I had to double check to make sure what I heard over the weekend was correct. A.G. Edwards (AGE), a St. Louis based firm with 7,000 brokers nationwide, is planning to raise their commissions by 5 percent beginning on March 15th. In addition, their postage and handling fee is jumping 10 percent to $5.50 per transaction. Yes, that is correct. The company will charge customers $5.50 to mail them each trade confirmation. BrownCo actually only charges $5 to make a trade, so you can see how out of whack these fees really are.

Amazingly, full service brokers continue to thrive, even when they are ripping off millions of investors. AG Edwards stands to bring in an estimated $50 million in incremental revenue from the price hike, as they generate $1 billion per year in commissions (40 percent of total sales). Now I understand investors take comfort in having a personal broker with whom to work with, but at what point does one think twice about paying these astronomical fees? After all, it costs next to nothing to execute trade, which is why discounters can charge less than $10 and still make a lot of money.

The statistics have shown that analysts aren't good stock pickers (sell-side research generates the investment ideas brokers in turn recommend to their clients) and the majority of mutual funds lag the market, so the buy side isn't that great either. Meanwhile, discount brokers now offer all kinds of stock research reports, the same research high-priced brokers are using.
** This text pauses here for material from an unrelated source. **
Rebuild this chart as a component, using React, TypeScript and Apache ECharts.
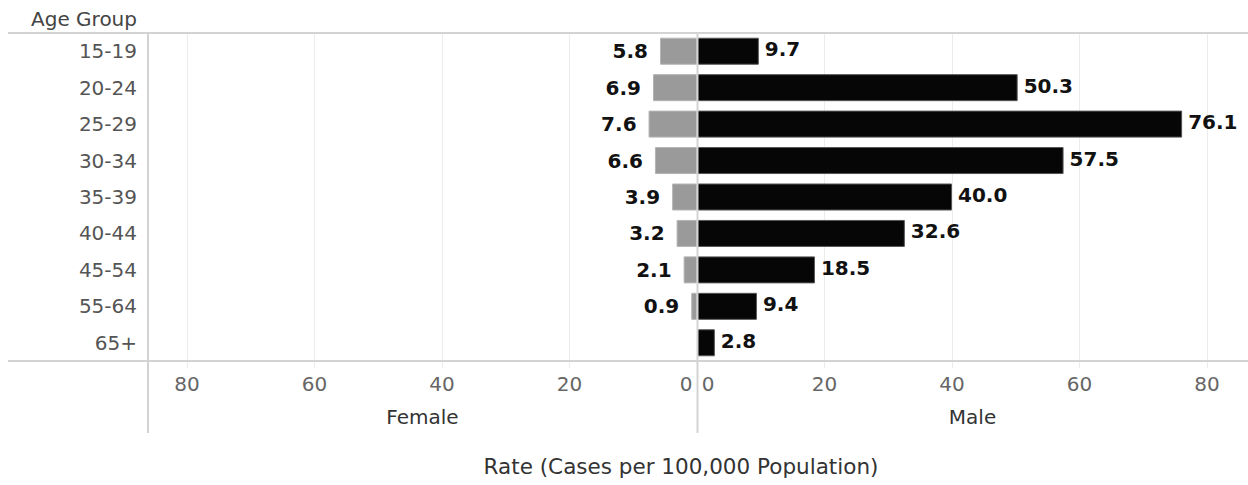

Why then are investors content to pay a 2 percent commission to full service brokers? Think about it this way. Let's say you hold your average stock for a year. If you are paying 2% when you buy it and another 2% when you sell it, you're 4% behind the market's return assuming your stock picks are average performers.

With valuations where they are today in the U.S. stock market, the S&P 500 is likely to only average a mid-to-high single digit annual return for the rest of the decade at least. So, a full service brokerage customer is going to make about 4% per year net of commissions if the market returns 8% per year. Mutual funds will return about 7% in such a scenario, but transaction fees and loads could take that number even lower. No wonder index funds have become so popular. Compared with actively managed mutual funds and full service brokers, they are often a better option.

This current state of the investment advisory industry is exactly why I started Peridot Capital Management. The average mutual fund investor is going to underperform. The average stock broker is going to underperform. Investors who pick their own stocks often buy what they know and like, paying no attention to valuation. In doing so, they buy overpriced blue chips stocks that have done wonderfully over the last twenty years, and as a result, are set to underperform.

Unless you can earn above-average returns on your own, index funds are the best option of the four most common investment options, but by definition you can not outperform by owning them.

The answer, at least in my eyes, is pretty simple; investing with superior independent research from a personal investment manager, who is not working on commission, through an online discount brokerage account. Hence Peridot Capital was born.